Had an interesting category of thing happen on peer review of our work recently.
It was the species of reviewer objection where they know they can't lay a glove on you but they just can't stop themselves from asserting their disagreement.
It was in several different contexts and the details differed. But the essence was the same.
I'm just laughing.
I mean- why do we use language that identifies the weaknesses, limits or necessary caveats in our papers if it doesn't mean anything?
Saying "...and then there is this other possible interpretation" apparently enrages some reviewers that this possibility is not seen as a reason to prevent us from publishing the data.
Pointing out that these papers over here support one view of accepted interpretations/practices/understanding can trigger outrage that you don't ignore those in favor of these other papers over there and their way of doing things.

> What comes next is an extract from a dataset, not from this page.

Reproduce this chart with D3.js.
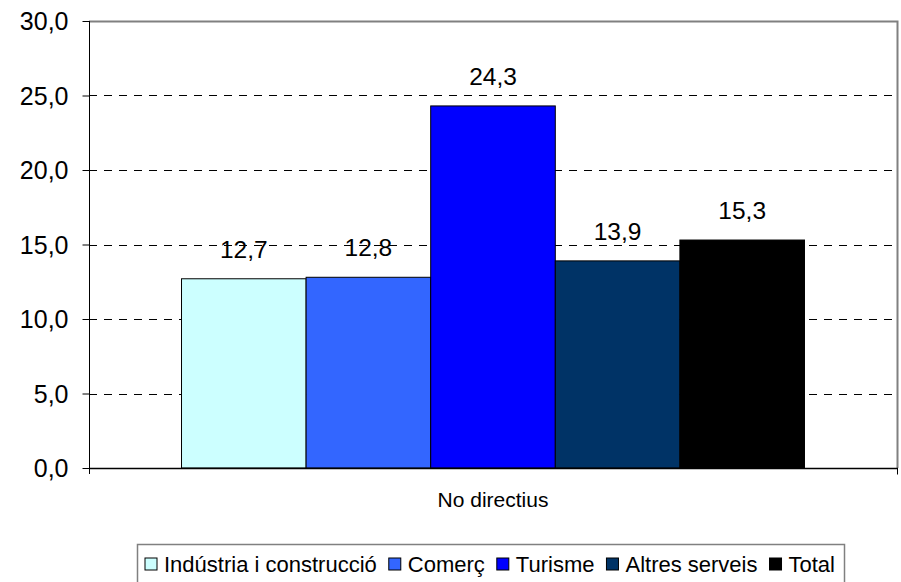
<!DOCTYPE html>
<html>
<head>
  <meta charset="utf-8">
  <title>No directius</title>
  <script src="https://d3js.org/d3.v7.min.js"></script>
  <style>
    body { margin: 0; background: #fff; }
    text { font-family: "Liberation Sans", Arial, sans-serif; fill: #000; }
  </style>
</head>
<body>
  <script>
    // Values
    var categories = ["No directius"];
    var seriesNames = ["Indústria i construcció", "Comerç", "Turisme", "Altres serveis", "Total"];
    var seriesValues = [12.7, 12.8, 24.3, 13.9, 15.3];
    var seriesColors = ["#CCFFFF", "#3366FF", "#0000FF", "#003366", "#000000"];
    var yTicks = [0, 5, 10, 15, 20, 25, 30];

    var W = 901, H = 582;
    var plot = { left: 89, top: 21, right: 897, bottom: 468 };
    var fmt = function (v) { return d3.format(".1f")(v).replace(".", ","); };

    var svg = d3.select("body").append("svg")
      .attr("width", W).attr("height", H);

    var y = d3.scaleLinear().domain([0, 30]).range([plot.bottom, plot.top]);
    var x0 = d3.scaleBand().domain(categories).range([plot.left, plot.right]).paddingInner(0).paddingOuter(0.1485);
    var x1 = d3.scaleBand().domain(seriesNames).range([0, x0.bandwidth()]);

    // dashed gridlines
    svg.append("g").selectAll("line")
      .data(yTicks.filter(function (d) { return d > 0 && d < 30; }))
      .enter().append("line")
      .attr("x1", plot.left).attr("x2", plot.right)
      .attr("y1", function (d) { return Math.round(y(d)) + 0.5; })
      .attr("y2", function (d) { return Math.round(y(d)) + 0.5; })
      .attr("stroke", "#000").attr("stroke-dasharray", "8,7");

    // plot frame top / right (gray)
    svg.append("path")
      .attr("d", "M" + plot.left + "," + (plot.top + 0.5) + "H" + (plot.right + 0.5) + "V" + plot.bottom)
      .attr("fill", "none").attr("stroke", "#808080").attr("stroke-width", 2);

    // bars
    var g = svg.append("g").selectAll("g").data(categories).enter().append("g")
      .attr("transform", function (d) { return "translate(" + x0(d) + ",0)"; });

    g.selectAll("rect")
      .data(seriesNames.map(function (n, i) { return { name: n, value: seriesValues[i], color: seriesColors[i] }; }))
      .enter().append("rect")
      .attr("x", function (d) { return x1(d.name); })
      .attr("y", function (d) { return y(d.value); })
      .attr("width", x1.bandwidth())
      .attr("height", function (d) { return plot.bottom - y(d.value); })
      .attr("fill", function (d) { return d.color; })
      .attr("stroke", "#000").attr("stroke-width", 1);

    g.selectAll("text.lbl")
      .data(seriesNames.map(function (n, i) { return { name: n, value: seriesValues[i] }; }))
      .enter().append("text").attr("class", "lbl")
      .attr("x", function (d) { return x1(d.name) + x1.bandwidth() / 2; })
      .attr("y", function (d) { return y(d.value) - 21; })
      .attr("text-anchor", "middle")
      .style("font-size", "24.5px")
      .text(function (d) { return fmt(d.value); });

    // y axis
    var yAxis = d3.axisLeft(y).tickValues(yTicks).tickFormat(fmt).tickSize(7).tickSizeOuter(0);
    var ya = svg.append("g").attr("transform", "translate(" + (plot.left + 0.5) + ",0)").call(yAxis);
    ya.select(".domain").attr("stroke", "#000").attr("d", "M0," + plot.top + "V" + (plot.bottom + 6));
    ya.selectAll(".tick line").attr("stroke", "#000");
    ya.selectAll(".tick text").attr("x", -21).style("font-size", "25px").attr("dy", "0.35em");
    ya.attr("font-family", null).attr("font-size", null);

    // x axis
    var xa = svg.append("g").attr("transform", "translate(0," + (plot.bottom + 0.5) + ")");
    xa.append("line").attr("x1", plot.left).attr("x2", plot.right + 1)
      .attr("stroke", "#000").attr("stroke-width", 1.5);
    xa.append("line").attr("x1", plot.right + 0.5).attr("x2", plot.right + 0.5)
      .attr("y1", 0).attr("y2", 6).attr("stroke", "#000");
    xa.selectAll("text").data(categories).enter().append("text")
      .attr("x", function (d) { return x0(d) + x0.bandwidth() / 2; })
      .attr("y", 38.5)
      .attr("text-anchor", "middle")
      .style("font-size", "21px")
      .text(function (d) { return d; });

    // legend: items spread between x=145 and x=835
    var legend = svg.append("g").attr("transform", "translate(137.5,544.5)");
    legend.append("rect").attr("width", 707).attr("height", 45)
      .attr("fill", "#fff").attr("stroke", "#808080").attr("stroke-width", 1.5);
    var items = seriesNames.map(function (n, i) {
      var it = legend.append("g");
      it.append("rect").attr("x", 0).attr("y", 13.5).attr("width", 12).attr("height", 12)
        .attr("fill", seriesColors[i]).attr("stroke", "#000");
      var t = it.append("text").attr("x", 19).attr("y", 27)
        .style("font-size", "22px").text(n);
      return { g: it, w: 19 + t.node().getComputedTextLength() };
    });
    var used = d3.sum(items, function (d) { return d.w; });
    var gap = (690 - used) / (items.length - 1);
    var lx = 7.5;
    items.forEach(function (d) {
      d.g.attr("transform", "translate(" + lx + ",0)");
      lx += d.w + gap;
    });
  </script>
</body>
</html>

Identifying clearly and carefully why you made certain choices generates the most hilariously twisted "objective critiques" that really boil down to "Well I use these other models which are better for some reason I can't articulate."
Do you even scholarship, bro?
I mostly chuckle and move on, but these experiences do tie into Mike Eisen's current fevers about "publishing" manuscripts prior to peer review. So I do have sympathy for his position. It is annoying when such reviewer intransigence over non-universal interpretations is used to prevent publication of data. And it would sometimes be funny to have the "Your caveats aren't caveatty enough" discussion in public.